▶ _Given material_:
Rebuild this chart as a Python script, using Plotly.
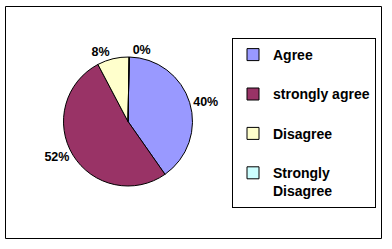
import plotly.graph_objects as go

categories = ["Agree", "strongly agree", "Disagree", "Strongly Disagree"]
values = [40, 52, 8, 0]
colors = ["#9999FF", "#993366", "#FFFFCC", "#CCFFFF"]

W, H = 392, 249

def two_line(label):
    if label == "Strongly Disagree":
        return "Strongly<br>Disagree"
    return label + "<br>\u00a0"

legend_labels = [two_line(c) for c in categories]

def px(x):
    return x / W

def py(y):
    return 1 - y / H

fig = go.Figure(
    go.Pie(
        labels=legend_labels,
        values=values,
        sort=False,
        direction="clockwise",
        rotation=1,
        marker=dict(colors=colors, line=dict(color="#000000", width=1)),
        textposition="outside",
        texttemplate="%{percent:.0%}",
        textfont=dict(family="Liberation Sans, Arial", size=12.5, color="#000000", weight="bold"),
        domain=dict(x=[px(63.5), px(192.5)], y=[py(186), py(57)]),
        hoverinfo="label+percent",
    )
)

fig.update_layout(
    width=W,
    height=H,
    margin=dict(l=0, r=0, t=0, b=0),
    paper_bgcolor="#FFFFFF",
    plot_bgcolor="#FFFFFF",
    font=dict(family="Liberation Sans, Arial", color="#000000"),
    showlegend=True,
    legend=dict(
        x=px(376),
        xanchor="right",
        y=py(38),
        yanchor="top",
        bordercolor="#000000",
        borderwidth=1,
        bgcolor="#FFFFFF",
        valign="top",
        font=dict(family="Liberation Sans, Arial", size=14, color="#000000", weight="bold"),
        itemwidth=30,
    ),
    shapes=[
        dict(
            type="rect",
            xref="paper",
            yref="paper",
            x0=px(5.5),
            x1=px(381.5),
            y0=py(238.5),
            y1=py(6.5),
            line=dict(color="#000000", width=1),
            layer="below",
        )
    ],
)

fig.write_html("out.html")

▶ _What is required_:
Copy each line exactly, and leave the pictures out of your copy.

▶ _Task solution_:
Rebuild this chart as a Python script, using Plotly.
import plotly.graph_objects as go

categories = ["Agree", "strongly agree", "Disagree", "Strongly Disagree"]
values = [40, 52, 8, 0]
colors = ["#9999FF", "#993366", "#FFFFCC", "#CCFFFF"]

W, H = 392, 249

def two_line(label):
    if label == "Strongly Disagree":
        return "Strongly<br>Disagree"
    return label + "<br>\u00a0"

legend_labels = [two_line(c) for c in categories]

def px(x):
    return x / W

def py(y):
    return 1 - y / H

fig = go.Figure(
    go.Pie(
        labels=legend_labels,
        values=values,
        sort=False,
        direction="clockwise",
        rotation=1,
        marker=dict(colors=colors, line=dict(color="#000000", width=1)),
        textposition="outside",
        texttemplate="%{percent:.0%}",
        textfont=dict(family="Liberation Sans, Arial", size=12.5, color="#000000", weight="bold"),
        domain=dict(x=[px(63.5), px(192.5)], y=[py(186), py(57)]),
        hoverinfo="label+percent",
    )
)

fig.update_layout(
    width=W,
    height=H,
    margin=dict(l=0, r=0, t=0, b=0),
    paper_bgcolor="#FFFFFF",
    plot_bgcolor="#FFFFFF",
    font=dict(family="Liberation Sans, Arial", color="#000000"),
    showlegend=True,
    legend=dict(
        x=px(376),
        xanchor="right",
        y=py(38),
        yanchor="top",
        bordercolor="#000000",
        borderwidth=1,
        bgcolor="#FFFFFF",
        valign="top",
        font=dict(family="Liberation Sans, Arial", size=14, color="#000000", weight="bold"),
        itemwidth=30,
    ),
    shapes=[
        dict(
            type="rect",
            xref="paper",
            yref="paper",
            x0=px(5.5),
            x1=px(381.5),
            y0=py(238.5),
            y1=py(6.5),
            line=dict(color="#000000", width=1),
            layer="below",
        )
    ],
)

fig.write_html("out.html")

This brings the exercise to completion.